E’ stato presentato il nuovo Rapporto Annuale Inps, arrivato alla dodicesima edizione. Il rapporto si occupa di esaminare la salute previdenziale e assistenziale del nostro Paese che ha subito duri contraccolpi durante il biennio pandemico, ma che sembra aver recuperato terreno.
La ripresa viene infatti confermata dall’aumento del Pil italiano del 3,7%, il che ha determinato un importante miglioramento del mercato del lavoro, sia in termini di qualità che di quantità.
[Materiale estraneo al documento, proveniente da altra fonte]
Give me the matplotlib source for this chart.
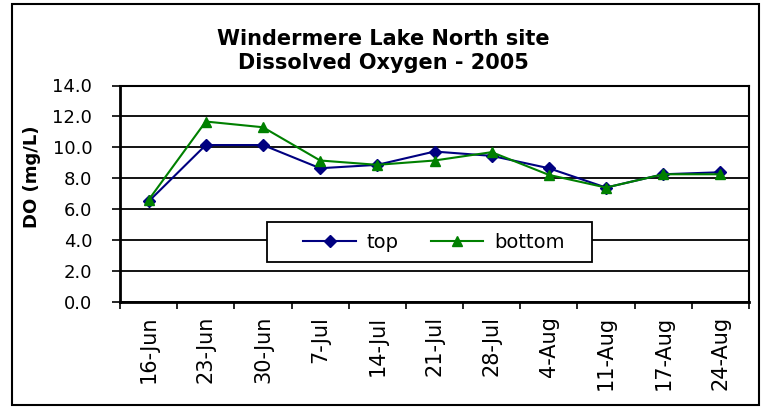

Aumentano, infatti, il numero di coloro che versano contribuzione e che sono arrivati a oltrepassare i 26,2 milioni e sono aumentate in media le settimane lavorate. Diminuiscono inoltre gli ammortizzatori sociali, misura utilizzata fortemente nel periodo Covid per scongiurare i licenziamenti causati dalla chiusura totale delle attività.
Le grandezze della spesa previdenziale rimangono invece stabili: le pensioni pagate dall’Inps sono di poco inferiori a 21 milioni e i pensionati totali sono circa 16,1 milioni. I pensionati di anzianità o anticipata percepiscono in media 1.915 euro, mentre coloro che sono andati in pensione con la vecchiaia percepiscono in media 889 euro, importo minore dettato dal versamento di contribuzione inferiore.
Coloro i quali usufruiscono di una prestazione assistenziale, invece, percepiscono in media 470 euro.
Il rapporto spinge lo sguardo anche all’estero, confrontando il finanziamento delle pensioni per invalidità, vecchiaia e superstiti in Italia, Francia, Germania e Spagna, per capire nono
stante le differenze dei sistemi previdenziali considerati, le difficoltà a fornire prestazioni adeguate a fronte di finanziamenti non sempre adeguati.
Il problema più rilevante è sicuramente determinato dall’invecchiamento della popolazione. Questo fenomeno determina una sproporzione sempre crescente tra il numero dei soggetti impegnati in attività lavorativa e di coloro che sono collocati a riposo e che sono usciti dal mercato del lavoro. A questo quadro si aggiungono inoltre una crescente frammentarietà delle carriere, per cui molti lavoratori si trovano ad avere dei momenti della vita lavorativa non coperta da contribuzione e che potrebbe determinare un domani, un importo pensionistico non adeguato ed eccessivamente basso.
Tutti i sistemi previdenziali dei Paesi considerati pongono il problema della loro sostenibilità, soprattutto in virtù di una probabilissima crescita della spesa pensionistica legata all’invecchiamento della popolazione e perché la principale entrata per finanziare le future pensioni è data dalla contribuzione dei lavoratori attivi.
In relazione alle pensioni percepite per raggiungimento di età pensionabile o requisiti contributivi, si osserva che a livello europeo nel 2018, la principale fonte di finanziamento (in media il 65,5% del totale) sono i contributi sociali. Il totale dei finanziamenti delle pensioni di vecchiaia o per raggiungimento dei requisiti contributivi europee veniva per il 4,2% dalla contribuzione dei lavoratori autonomi, questa percentuale si rivelava molto più elevata, in particolare, in Spagna (7,2%) e in Italia (9,6%), Paesi in cui si afferma come molto più diffuso il lavoro autonomo.